Uniformed service members play musical instruments.
The President's Own
The U.S. Marine Band, called "the President's Own," practices at the rehearsal for the 59th presidential inauguration at the U.S. Capitol in Washington, D.C., Jan 18, 2021. The Marine Band is believed to have made its inaugural debut in 1801 for Thomas Jefferson, who was the first president to be inaugurated in Washington, D.C.
Photo By: Army Sgt. Charlotte Carulli
VIRIN: 210118-D-JY614-779

"It's an honor to have our new president honor both our fallen as well as our unknown who are memorialized at Arlington National Cemetery, and it's humbling to be a part of that," Jones said.

Service members will also escort Biden to the White House — which is a tradition more than 230 years old.

"[It's] in keeping with the tradition that goes all the way back to our first inauguration of George Washington in 1789, when the military escorted George Washington from his swearing in to his residence in New York City," Jones said. "Frankly, it's an honor for the joint task force and for the U.S. military to be part of that and to sustain that tradition."

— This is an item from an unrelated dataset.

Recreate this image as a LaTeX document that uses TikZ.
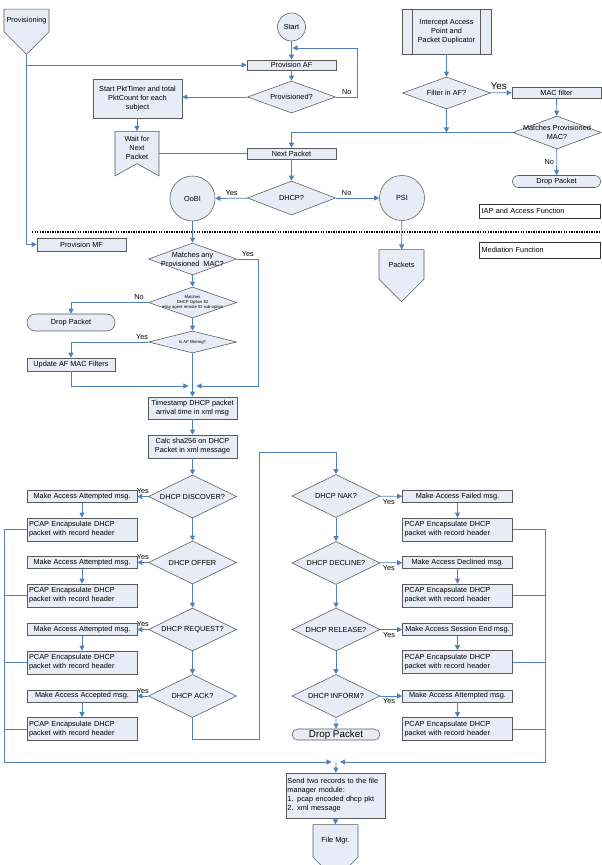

As part of all the U.S. military support to the inauguration, Jones said, military personnel will practice necessary social distancing.

"You will see physical distancing among all the service members, [among] the formations for the presidential escorts you will see us wearing face coverings ... to protect the force, to protect our mission, consistent with the pandemic that all of us continue to be faced with," Jones said.